The one thing I also don't like are solos/leads, I'm pretty clumsy but good with writing/playing riffs or ambience.

That's pretty much my reasoning for playing black metal too. I find that solos and a lot of leads just break up the atmosphere. Which black metal is supposed to be, atmospheric. Can't have that.

>I find that solos and a lot of leads just break up the atmosphere.
The thing that I really hate in black metal is that riff that you want to hear forever is usually played for something like 30 seconds and replaced with a shittier riff. Varg got it right. Play the fucking riff, and play it for the entire song, no sudden breaks in tempo, make it hypnotic.

Oh yeah, he especially got it right with Filosofem and Hvis Lyset Tar Oss. I've lost count of how many times I've fallen asleep to that shit.

It's a lot more like industrial music than rock, since it's just a repeated pattern that you end up succumbing to. Mechanical and trance-inducing.

It's kind of like what goes on in Keanu Reeves' head whenever he says "woah".

Yeah, it's using music to induce a dreamlike state. That's what metal should be, you become focused on the riff, and the riff is all that matters. It consumes you, it possesses you.

And here we are, in 2017, where all that matters is how the "front man" looks. gg.

The blame for that lies on PR/marketing/etc. all bullshit.

jazzmasters are cool. not leo's fault that YOU're lame

Yep. I'm actually seriously considering making an entire drone album with that "Filosofem" sound. Which I have more or less successfully replicated. Not enough bands record their shitty stereos with fuzz pedals going into them.

>Yep. I'm actually seriously considering making an entire drone album with that "Filosofem" sound. Which I have more or less successfully replicated. Not enough bands record their shitty stereos with fuzz pedals going into them.
I'm obsessed with that sound. There's nothing like it, it's just like pure godly fuzz tone. I can't imagine how long it took for him to get that specific guitar sound dialed in, even with the stereo and fuzzes.

I'm guessing it didn't take him very long. He was looking for the shittiest equipment he could find, after all. And somehow managed to make fucking history. Mission failed, I guess.
What I did, however, was to just plug a fucking Boss Metal Zone into my stereo from ~2000. It's not spot on, but it definitely has the same kind of texture to it.

>Boss Metal Zone
That is actually one of the pedals that'll do it. Surprisingly it's the cheaper distortions that will get that sound. I have boutique fuzzes and they can't even get close to that sound. I know which ones may though, tubescreamer is one of them.

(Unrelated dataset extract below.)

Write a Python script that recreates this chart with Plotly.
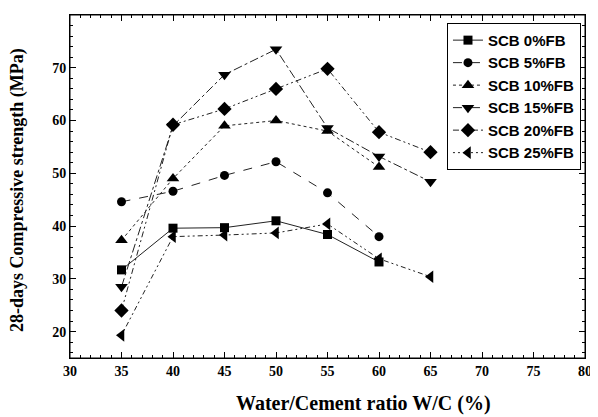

No bass, all treble and mids.

He actually used multiple fuzz pedals at the same time, if I remember correctly.
Which is why I just figured "fuck it, this distortion pedal will do the same job as two or three fuzz pedals". I honestly do believe that with enough fucking around, I can get very close to the sound in question. I have a bunch of overdrive pedals as well, which also should do the same thing. I'll have to check once I find an actually convenient way of doing it.

>He actually used multiple fuzz pedals at the same time, if I remember correctly.
Yeah, what that does is that it EQs the signal. An EQ will probably work too, since some of the pedals act as high pass, while others act as low pass filters. They really need to make more fuzzes that are really just multiple fuzz channels built into the same box.

There's also the post processing. God knows what they did after they'd recored that fucking thing. The stereo may or may not have had its own EQ as well.
That said, however, the only microphone I currently have is an SM57 which, you know, works great, but it's too good for something like that.

I remember an interview with Alan Moulder where he talked about Kevin Shields doing something similar with Loveless, he used at least 2 fuzzes on most of the tracks, one was an octavia fuzz, I forget the other one, but he used a vorg warp fuzz as a low pass on Sometimes, and on most tracks he close mic'd a Neumann U87 with 2 amps placed facing each other right up to the mic covered in stuff like blankets/pillows, and changed strings constantly.

>covering the microphone
I actually don't think I've ever heard of anyone doing that before. I'll definitely try that the next time I'm recording something. Even if it is just for shits and giggles.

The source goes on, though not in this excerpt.